Frequent borrowing creates underwriting uncertainty. Carriers can't verify how often you actually drive, what vehicles you're using, or whether the owner's policy is properly structured to cover you as a permissive driver. That uncertainty inflates your rate. Most personal auto policies include permissive use coverage, meaning the car owner's policy is primary when you borrow their vehicle. Your non-owner policy is secondary — it only pays if the owner's coverage is exhausted or unavailable. But if you're borrowing multiple cars from different people, the carrier has no way to confirm every owner carries adequate limits. That risk gets priced into your premium. Some carriers treat "borrows often" as a red flag for uninsured regular use. If you're borrowing the same car repeatedly, underwriters may question whether you have regular access to a vehicle you should be listing on a standard policy instead. That suspicion pushes your rate higher or gets your application declined outright.

Find out exactly how long SR-22 is required in your state

Which Carriers Write Non-Owner SR-22 for Frequent Borrowers

Not all carriers write non-owner SR-22 policies, and fewer still write them for drivers who borrow cars frequently. The national carriers that consistently offer this coverage are Progressive, The General, and Dairyland. State Farm and GEICO write non-owner policies but route SR-22 business to specialty subsidiaries in most states, and their underwriting guidelines often exclude frequent borrowers. Regional carriers like National General, Acceptance Insurance, and Bristol West write this coverage in select states, but availability varies by your violation type and how you answer the "how often do you drive" question during underwriting. If you say "weekly" or "a few times a month," expect higher quotes or declinations from carriers with stricter guidelines. Progressive is the most consistent option for frequent borrowers. They write non-owner SR-22 in all 50 states (except for states that use FR-44 or alternative frameworks) and don't penalize intermittent use as heavily as competitors. The General and Dairyland write this coverage but price it higher for drivers with DUIs or multiple violations.

How Your SR-22 Trigger Affects Non-Owner Pricing

Your violation type determines where you land in the $300–$800 non-owner SR-22 range. A DUI conviction typically pushes your annual premium to $600–$800. A lapse in coverage or failure to maintain insurance costs $400–$600. A suspended license reinstatement with no underlying DUI costs $300–$500. DUI drivers pay the most because carriers treat DUIs as the highest predictive risk for future claims. Even on a non-owner policy, a DUI inflates your rate by 70–130% compared to a clean-record non-owner policy, which would cost $200–$400 per year without the SR-22 requirement. Multiple violations stack. If you have a DUI and a suspended license, expect quotes at the top of the range or declinations from mid-tier carriers.

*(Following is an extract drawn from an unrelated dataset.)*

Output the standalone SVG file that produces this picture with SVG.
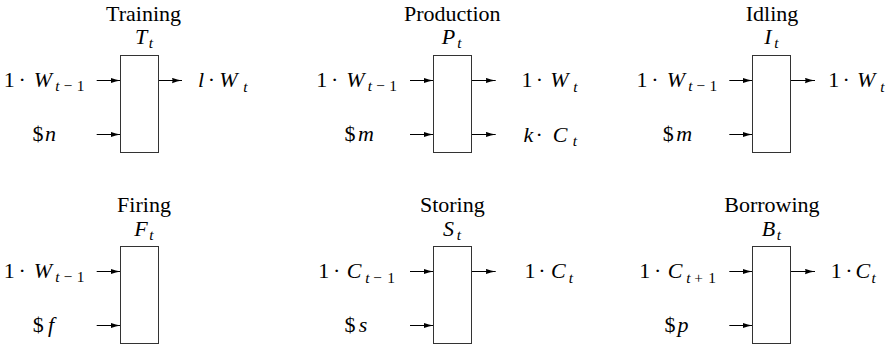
<svg xmlns="http://www.w3.org/2000/svg" width="887" height="349" viewBox="0 0 887 349">
<defs>
<marker id="ah" viewBox="0 0 10 6" refX="10" refY="3" markerWidth="10" markerHeight="6" orient="auto" markerUnits="userSpaceOnUse">
<path d="M0,0.3 Q5,2.2 10,3 Q5,3.8 0,5.7 Q1,3 0,0.3 Z" fill="#000"/>
</marker>
</defs>
<rect width="887" height="349" fill="#fff"/>

<g id="connectors" fill="none" stroke="#000" stroke-width="1" marker-end="url(#ah)">
<path d="M96.7 80.5H120.5"/>
<path d="M96.7 134.5H120.5"/>
<path d="M158.5 80.5H182"/>
<path d="M410 80.5H433.5"/>
<path d="M410 134.5H433.5"/>
<path d="M471.5 80.5H495.7"/>
<path d="M471.5 134.5H495.7"/>
<path d="M729.3 80.5H752.5"/>
<path d="M729.3 134.5H752.5"/>
<path d="M790.5 80.5H815"/>
<path d="M96.7 271.5H120.5"/>
<path d="M96.7 325.5H120.5"/>
<path d="M410 271.5H433.5"/>
<path d="M410 325.5H433.5"/>
<path d="M471.5 271.5H495.7"/>
<path d="M729.3 271.5H752.5"/>
<path d="M729.3 325.5H752.5"/>
<path d="M790.5 271.5H815"/>
</g>

<g id="training">
<rect x="120.5" y="55.5" width="38" height="97" fill="none" stroke="#333" stroke-width="1"/>
<text font-family="Liberation Serif" font-size="22" x="106.1" y="21">Training</text>
<text font-family="Liberation Serif" font-size="22" y="44"><tspan x="134.9" font-style="italic">T</tspan><tspan x="148.85" y="47.5" font-style="italic" font-size="15.4">t</tspan></text>
<text font-family="Liberation Serif" font-size="22" y="86.5"><tspan x="3.7">1</tspan><tspan x="18.45">·</tspan><tspan x="33.85" font-style="italic">W</tspan><tspan x="55.35" y="90.8" font-style="italic" font-size="15.4">t</tspan><tspan x="63.65" y="90.8" font-size="15.4">−</tspan><tspan x="76.65" y="90.8" font-size="15.4">1</tspan></text>
<text font-family="Liberation Serif" font-size="22" y="140.5"><tspan x="32.5">$</tspan><tspan x="45" font-style="italic">n</tspan></text>
<text font-family="Liberation Serif" font-size="22" y="87.3"><tspan x="197.95" font-style="italic">l</tspan><tspan x="207.75">·</tspan><tspan x="219.35" font-style="italic">W</tspan><tspan x="243.35" y="91.6" font-style="italic" font-size="15.4">t</tspan></text>
</g>

<g id="production">
<rect x="433.5" y="55.5" width="38" height="97" fill="none" stroke="#333" stroke-width="1"/>
<text font-family="Liberation Serif" font-size="22" x="404" y="21">Production</text>
<text font-family="Liberation Serif" font-size="22" y="44"><tspan x="441.8" font-style="italic">P</tspan><tspan x="457.35" y="47.5" font-style="italic" font-size="15.4">t</tspan></text>
<text font-family="Liberation Serif" font-size="22" y="86.5"><tspan x="316.2">1</tspan><tspan x="330.95">·</tspan><tspan x="346.35" font-style="italic">W</tspan><tspan x="367.85" y="90.8" font-style="italic" font-size="15.4">t</tspan><tspan x="376.15" y="90.8" font-size="15.4">−</tspan><tspan x="389.15" y="90.8" font-size="15.4">1</tspan></text>
<text font-family="Liberation Serif" font-size="22" y="140.5"><tspan x="344.5">$</tspan><tspan x="358.05" font-style="italic">m</tspan></text>
<text font-family="Liberation Serif" font-size="22" y="87.3"><tspan x="521.5">1</tspan><tspan x="535.75">·</tspan><tspan x="550.35" font-style="italic">W</tspan><tspan x="573.35" y="91.6" font-style="italic" font-size="15.4">t</tspan></text>
<text font-family="Liberation Serif" font-size="22" y="142"><tspan x="523.4" font-style="italic">k</tspan><tspan x="535.55">·</tspan><tspan x="552.65" font-style="italic">C</tspan><tspan x="572.85" y="146.3" font-style="italic" font-size="15.4">t</tspan></text>
</g>

<g id="idling">
<rect x="752.5" y="55.5" width="38" height="97" fill="none" stroke="#333" stroke-width="1"/>
<text font-family="Liberation Serif" font-size="22" x="745.7" y="21">Idling</text>
<text font-family="Liberation Serif" font-size="22" y="44"><tspan x="764.35" font-style="italic">I</tspan><tspan x="774.35" y="47.5" font-style="italic" font-size="15.4">t</tspan></text>
<text font-family="Liberation Serif" font-size="22" y="86.5"><tspan x="636.5">1</tspan><tspan x="651.25">·</tspan><tspan x="666.65" font-style="italic">W</tspan><tspan x="688.15" y="90.8" font-style="italic" font-size="15.4">t</tspan><tspan x="696.45" y="90.8" font-size="15.4">−</tspan><tspan x="709.45" y="90.8" font-size="15.4">1</tspan></text>
<text font-family="Liberation Serif" font-size="22" y="140.5"><tspan x="662.8">$</tspan><tspan x="676.35" font-style="italic">m</tspan></text>
<text font-family="Liberation Serif" font-size="22" y="87.3"><tspan x="828.2">1</tspan><tspan x="842.45">·</tspan><tspan x="857.05" font-style="italic">W</tspan><tspan x="880.15" y="91.6" font-style="italic" font-size="15.4">t</tspan></text>
</g>

<g id="firing">
<rect x="120.5" y="246.5" width="38" height="97" fill="none" stroke="#333" stroke-width="1"/>
<text font-family="Liberation Serif" font-size="22" x="117.1" y="212">Firing</text>
<text font-family="Liberation Serif" font-size="22" y="236"><tspan x="134.3" font-style="italic">F</tspan><tspan x="149.35" y="239.5" font-style="italic" font-size="15.4">t</tspan></text>
<text font-family="Liberation Serif" font-size="22" y="277.5"><tspan x="3.7">1</tspan><tspan x="18.45">·</tspan><tspan x="33.85" font-style="italic">W</tspan><tspan x="55.35" y="281.8" font-style="italic" font-size="15.4">t</tspan><tspan x="63.65" y="281.8" font-size="15.4">−</tspan><tspan x="76.65" y="281.8" font-size="15.4">1</tspan></text>
<text font-family="Liberation Serif" font-size="22" y="331.5"><tspan x="32.8">$</tspan><tspan x="47.95" font-style="italic">f</tspan></text>
</g>

<g id="storing">
<rect x="433.5" y="246.5" width="38" height="97" fill="none" stroke="#333" stroke-width="1"/>
<text font-family="Liberation Serif" font-size="22" x="419.9" y="212">Storing</text>
<text font-family="Liberation Serif" font-size="22" y="236"><tspan x="443" font-style="italic">S</tspan><tspan x="456.85" y="239.5" font-style="italic" font-size="15.4">t</tspan></text>
<text font-family="Liberation Serif" font-size="22" y="278.3"><tspan x="318.2">1</tspan><tspan x="332.95">·</tspan><tspan x="346.65" font-style="italic">C</tspan><tspan x="365.35" y="282.6" font-style="italic" font-size="15.4">t</tspan><tspan x="373.15" y="282.6" font-size="15.4">−</tspan><tspan x="387.15" y="282.6" font-size="15.4">1</tspan></text>
<text font-family="Liberation Serif" font-size="22" y="331.5"><tspan x="344.5">$</tspan><tspan x="358.7" font-style="italic">s</tspan></text>
<text font-family="Liberation Serif" font-size="22" y="278.3"><tspan x="524.5">1</tspan><tspan x="538.25">·</tspan><tspan x="550.95" font-style="italic">C</tspan><tspan x="568.85" y="282.6" font-style="italic" font-size="15.4">t</tspan></text>
</g>

<g id="borrowing">
<rect x="752.5" y="246.5" width="38" height="97" fill="none" stroke="#333" stroke-width="1"/>
<text font-family="Liberation Serif" font-size="22" x="724.3" y="212">Borrowing</text>
<text font-family="Liberation Serif" font-size="22" y="236"><tspan x="761.8" font-style="italic">B</tspan><tspan x="776.85" y="239.5" font-style="italic" font-size="15.4">t</tspan></text>
<text font-family="Liberation Serif" font-size="22" y="278.3"><tspan x="639.2">1</tspan><tspan x="653.95">·</tspan><tspan x="667.65" font-style="italic">C</tspan><tspan x="686.35" y="282.6" font-style="italic" font-size="15.4">t</tspan><tspan x="694.15" y="282.6" font-size="15.4">+</tspan><tspan x="708.15" y="282.6" font-size="15.4">1</tspan></text>
<text font-family="Liberation Serif" font-size="22" y="331.5"><tspan x="664.5">$</tspan><tspan x="677.5" font-style="italic">p</tspan></text>
<text font-family="Liberation Serif" font-size="22" y="278.3"><tspan x="830.7">1</tspan><tspan x="845.25">·</tspan><tspan x="855.45" font-style="italic">C</tspan><tspan x="871.55" y="282.6" font-style="italic" font-size="15.4">t</tspan></text>
</g>
</svg>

Frequent borrowing on top of multiple violations often triggers automatic underwriting declines at carriers like State Farm and Allstate, even for non-owner policies.

What Happens If You Underreport How Often You Borrow

Underreporting driving frequency to get a lower rate is material misrepresentation. If you claim you "rarely drive" but borrow a car weekly, and you later file a claim, the carrier can deny coverage and rescind your policy retroactively. That leaves you uninsured at the time of the incident, which means your SR-22 filing lapses and your state DMV typically restarts your filing clock at zero. Carriers verify driving patterns through claims investigations. If you file a claim, the adjuster will request the vehicle owner's policy, rental records if applicable, and interview witnesses. If the evidence shows regular use but your application said occasional use, the carrier can void the policy from inception. You lose the premium you paid, the claim gets denied, and you're back to square one on SR-22 compliance. Be accurate during underwriting. If you borrow a car twice a month, say so. The higher premium is real, but it's cheaper than restarting your SR-22 filing period after a denial. Most states require 3 years of continuous SR-22 coverage, and any lapse — including a rescinded policy — resets that clock.

How Long You'll Pay Non-Owner SR-22 Rates

Your SR-22 filing period is set by your state DMV or court order, typically 3 years from the date of conviction or reinstatement eligibility. During that entire period, you must maintain continuous non-owner SR-22 coverage without any lapses. A single missed payment that cancels your policy for non-payment triggers an SR-22 lapse notice to the DMV, which usually restarts your filing clock. After your filing period ends, your rates drop immediately. The SR-22 filing itself costs $15–$50, but the high-risk surcharge on your premium — the 70–130% increase from your violation — phases out over 3–5 years as the violation ages off your record. You'll still need a non-owner policy if you don't own a car, but the rate drops to $200–$400 per year once the SR-22 requirement is lifted. Some states allow early termination of SR-22 filing if you go violation-free for a set period, but this is rare. Most states enforce the full filing period regardless of clean driving after the fact. Check your DMV order or court paperwork for the exact end date — don't assume it's 3 years from your conviction date, because some states measure from reinstatement date instead.